You study also, either:
Latin America and the International Economy examines the development trajectory of Latin America and its relation with the international economy from the Early Modern period (c. 1700) to the present.
The Making of an Economic Superpower: China since 1850 provides a survey of long-term economic change in China from the mid-nineteenth century to the present.
You also choose one option from the following:
1) Towns, Society and Economy in England and Europe 1450-1750 examines in outline the social and economic history of European towns between the mid-15th and the mid-18th centuries.
2) The Industrial Revolution examines the Industrial Revolution in Britain, the turning point into modern economic growth.
3) The History of Russia 1682-1825 provides an introduction to the history of Russia in all its major aspects from the reign of Peter I to the accession of Nicholas I.
4)Empire and Nation: Britain and India since 1750 examines the history of South Asia from the eighteenth century to the present day focusing on the imperial relationship between Britain and India.
5) Modernity and the State in East Asia: China, Japan and Korea since 1840 is concerned with providing a comparative political history of the major East Asian countries, China, Japan and Korea, in the period from the Opium War to the 1990s.
6) The European Enlightenment, c.1680-1799 sets out to explore the new ideas generated in these areas as a result of a fresh understanding of man's place in the physical world.
7) Napoleon and Europe covers the impact of the empire on the European international system, as well as on law, constitutionalism, the economy, religion and culture.
8) Four Reichs: Austria, Prussia and Contest for Germany since 1618 demonstrate how Austria (The Habsburg Monarchy, subsequently the Republic of Austria) tackled the German Problem.
9) The Islamic World in the Era of the Ottoman, Safavid and Mughal Empires, ca 1400 – ca 1800 examines the Ottoman, Safavid and Mughal empires, and the larger world of which they were part, from their origins in the fifteenth and early sixteenth centuries to their ‘decline’ in the eighteenth century. In addition you also study one outside option from a wide range of LSE departments.
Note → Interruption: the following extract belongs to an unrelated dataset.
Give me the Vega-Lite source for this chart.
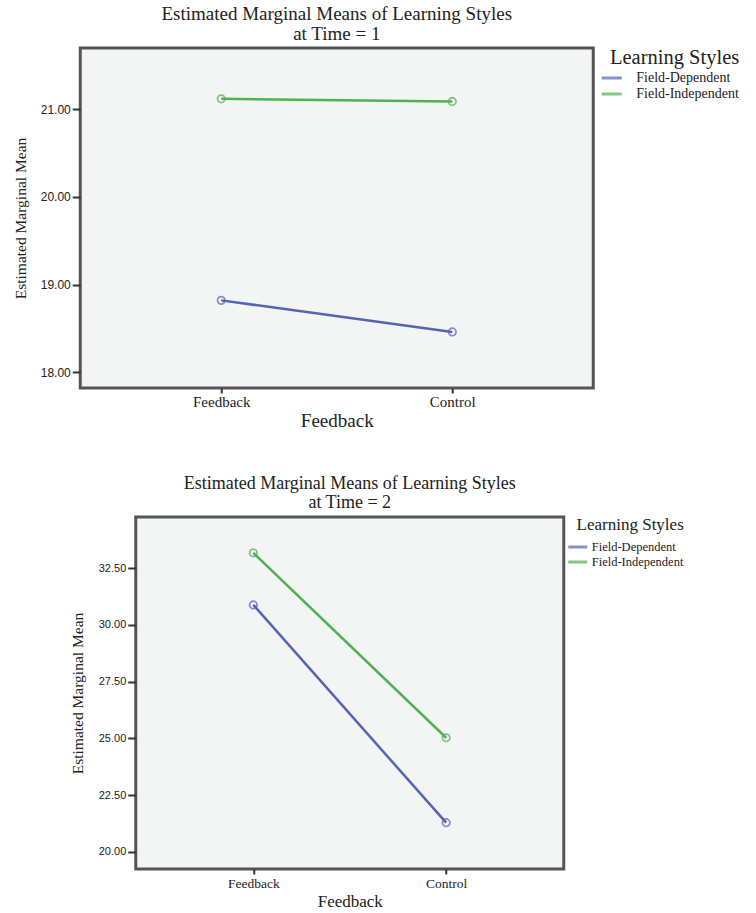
{
  "$schema": "https://vega.github.io/schema/vega-lite/v6.json",
  "background": "white",
  "padding": {"left": 11, "top": 3, "right": 0, "bottom": 0},
  "datasets": {
    "emm": [
      {"time": 1, "feedback": "Feedback", "style": "Field-Dependent", "mean": 18.82},
      {"time": 1, "feedback": "Control", "style": "Field-Dependent", "mean": 18.46},
      {"time": 1, "feedback": "Feedback", "style": "Field-Independent", "mean": 21.12},
      {"time": 1, "feedback": "Control", "style": "Field-Independent", "mean": 21.09},
      {"time": 2, "feedback": "Feedback", "style": "Field-Dependent", "mean": 30.88},
      {"time": 2, "feedback": "Control", "style": "Field-Dependent", "mean": 21.29},
      {"time": 2, "feedback": "Feedback", "style": "Field-Independent", "mean": 33.17},
      {"time": 2, "feedback": "Control", "style": "Field-Independent", "mean": 25.03}
    ]
  },
  "vconcat": [
    {
      "title": {"text": ["Estimated Marginal Means of Learning Styles", "at Time = 1"], "anchor": "middle", "frame": "group", "offset": 4, "fontSize": 19, "lineHeight": 20},
      "width": 513,
      "height": 340,
      "data": {"name": "emm"},
      "transform": [{"filter": "datum.time == 1"}],
      "encoding": {
        "x": {"field": "feedback", "type": "nominal", "sort": ["Feedback", "Control"], "scale": {"type": "point", "padding": 0.61}, "axis": {"title": "Feedback", "labelAngle": 0, "labelFontSize": 15, "titleFontSize": 19, "labelPadding": 1, "titlePadding": 2}},
        "y": {"field": "mean", "type": "quantitative", "scale": {"domain": [17.82, 21.7], "zero": false, "nice": false}, "axis": {"values": [18, 19, 20, 21], "format": ".2f", "title": "Estimated Marginal Mean", "titleFontSize": 15.5, "labelFontSize": 12, "tickSize": 8, "labelPadding": 2, "titlePadding": 12}},
        "color": {"field": "style", "type": "nominal", "title": "Learning Styles", "scale": {"domain": ["Field-Dependent", "Field-Independent"], "range": ["#5563b5", "#4db34f"]}, "legend": {"orient": "right", "offset": 10, "titleFontSize": 20.5, "labelFontSize": 14, "titleAnchor": "end", "symbolType": "M-1.5,0H1.5", "symbolSize": 180, "symbolStrokeWidth": 3, "rowPadding": 0, "labelOffset": 16, "titlePadding": 1}}
      },
      "layer": [
        {"mark": {"type": "line", "strokeWidth": 2.5}},
        {"mark": {"type": "point", "filled": false, "size": 55, "strokeWidth": 1.8}}
      ]
    },
    {
      "title": {"text": ["Estimated Marginal Means of Learning Styles", "at Time = 2"], "anchor": "middle", "frame": "group", "offset": 5, "fontSize": 18, "lineHeight": 19},
      "width": 428,
      "height": 352,
      "data": {"name": "emm"},
      "transform": [{"filter": "datum.time == 2"}],
      "encoding": {
        "x": {"field": "feedback", "type": "nominal", "sort": ["Feedback", "Control"], "scale": {"type": "point", "padding": 0.61}, "axis": {"title": "Feedback", "labelAngle": 0, "labelFontSize": 13.5, "titleFontSize": 17, "labelPadding": 2, "titlePadding": 4}},
        "y": {"field": "mean", "type": "quantitative", "scale": {"domain": [19.25, 34.75], "zero": false, "nice": false}, "axis": {"values": [20, 22.5, 25, 27.5, 30, 32.5], "format": ".2f", "title": "Estimated Marginal Mean", "titleFontSize": 15.5, "labelFontSize": 11, "tickSize": 8, "labelPadding": 2, "titlePadding": 13}},
        "color": {"field": "style", "type": "nominal", "title": "Learning Styles", "scale": {"domain": ["Field-Dependent", "Field-Independent"], "range": ["#5563b5", "#4db34f"]}, "legend": {"orient": "right", "offset": 6, "titleFontSize": 17, "labelFontSize": 12.5, "titleAnchor": "end", "symbolType": "M-1.5,0H1.5", "symbolSize": 160, "symbolStrokeWidth": 3, "rowPadding": 0, "labelOffset": 6, "titlePadding": 5}}
      },
      "layer": [
        {"mark": {"type": "line", "strokeWidth": 2.5}},
        {"mark": {"type": "point", "filled": false, "size": 55, "strokeWidth": 1.8}}
      ]
    }
  ],
  "spacing": 31,
  "align": "all",
  "center": true,
  "resolve": {"scale": {"color": "independent"}, "legend": {"color": "independent"}},
  "config": {
    "font": "Liberation Serif",
    "view": {"fill": "#f3f4f4", "stroke": "#555555", "strokeWidth": 3},
    "title": {"font": "Liberation Serif", "fontWeight": "normal", "color": "#222222"},
    "axis": {"domain": false, "grid": false, "tickColor": "#333333", "tickWidth": 2, "labelColor": "#222222", "titleColor": "#222222", "titleFontWeight": "normal", "labelFont": "Liberation Serif", "titleFont": "Liberation Serif"},
    "axisY": {"labelFont": "Liberation Sans", "tickSize": 6},
    "axisX": {"tickSize": 5},
    "legend": {"titleFont": "Liberation Serif", "labelFont": "Liberation Serif", "titleFontWeight": "normal", "titleColor": "#222222", "labelColor": "#222222"}
  }
}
10) Travel, Pleasure and Politics: The European Grand Tour, 1670-1825 explores the identity of those young British men and women who embarked on extensive journeys to continental Europe – an activity known as the Grand. It examines where they went, and the reasons for their expeditions.
In your third year you will take at least another two history of a country or international history courses. At least one of these will be a document-based course from a wide range of options which allows you to specialise in one particular area which interests you (if not already taken in the second year). You will also research and write a dissertation of 10,000 words on a topic which you choose. Because of the wide range of options we offer, you can choose to follow one of several specialised paths: to take mainly European or non-European courses, early or modern courses, or a mixture of periods and areas.
Click here for a full explanation of the Programme Regulations and full list of courses available.
You will have a combination of weekly lectures and small classes, amounting to about eight contact hours per week. In addition, you will need to read extensively and write between three to five essays and/or class papers per course. You will have an academic adviser who will offer support if any problems should arise.You will have a written three hour examination for each course. A 10,000 word dissertation is compulsory in the final year of the BA History.